Sometimes deals come together because Mooney and Dan McKinley, his partner in Lead Commerical, have spotted a vintage building with good bones. If it’s in a premium location, they’ll buy it first and then seek a tenant-buyer. In other cases, the partners come across a great company that wants to own its own real estate but may not think it’s possible.

“If we see a great company, we just want to help them. Generally the people we do deals with share the same values we have and they’re generous,” Mooney said. “We’re just constantly looking for new ways of putting deals together.”

Lead Commercial played a pivotal investment role in helping Eddy Patterson and John Scott, the executives behind Stubb’s Legendary BBQ, acquire the ARC commercial building at 613 S. Lamar Blvd. last year. It belonged to a printing company for some time, but soon will be a new restaurant and bar concept. Lead Commercial retains an ownership fraction in the property.

Today the focus for Lead Commercial is at 2007 S. First St. The company — which also handles a variety of conventional real estate related activities including leasing, tenant representation, investment sales, development and property management — purchased the commercial property for its own offices. Coincidentally, the property also housed a printing company. McKinley spotted the building and the company initiated an off-market transaction.

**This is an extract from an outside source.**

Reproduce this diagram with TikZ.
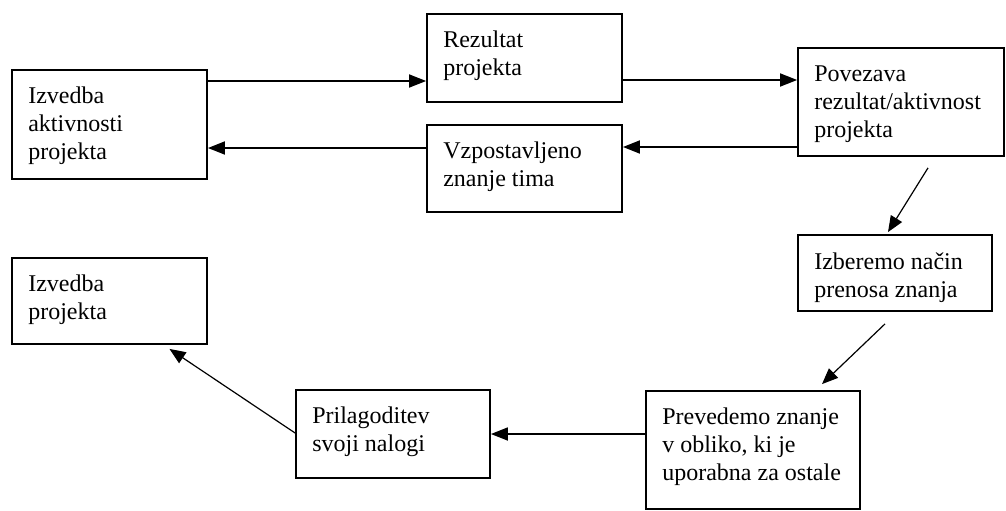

Lead Commercial is embracing its Lead Tenant Program by providing a way for Mark Hart of Mark Hart Architecture and Scott Wuest of Wuest Group Engineering to co-own the new South Austin property. The three companies will share 3,390 square feet and another 2,250 square feet is available for lease. The project is dubbed “The Coop,” and should be ready for occupancy by St. Patrick’s Day.

Mooney said his company is thinking about expanding its opportunities by looking for tenants who love their building but can’t stand the landlord. Lead Commercial ideally would make a pitch to the landlord, buy the property and provide an ownership option for the tenant.

Added Mooney, “We’re going to see if we can make sense of this.”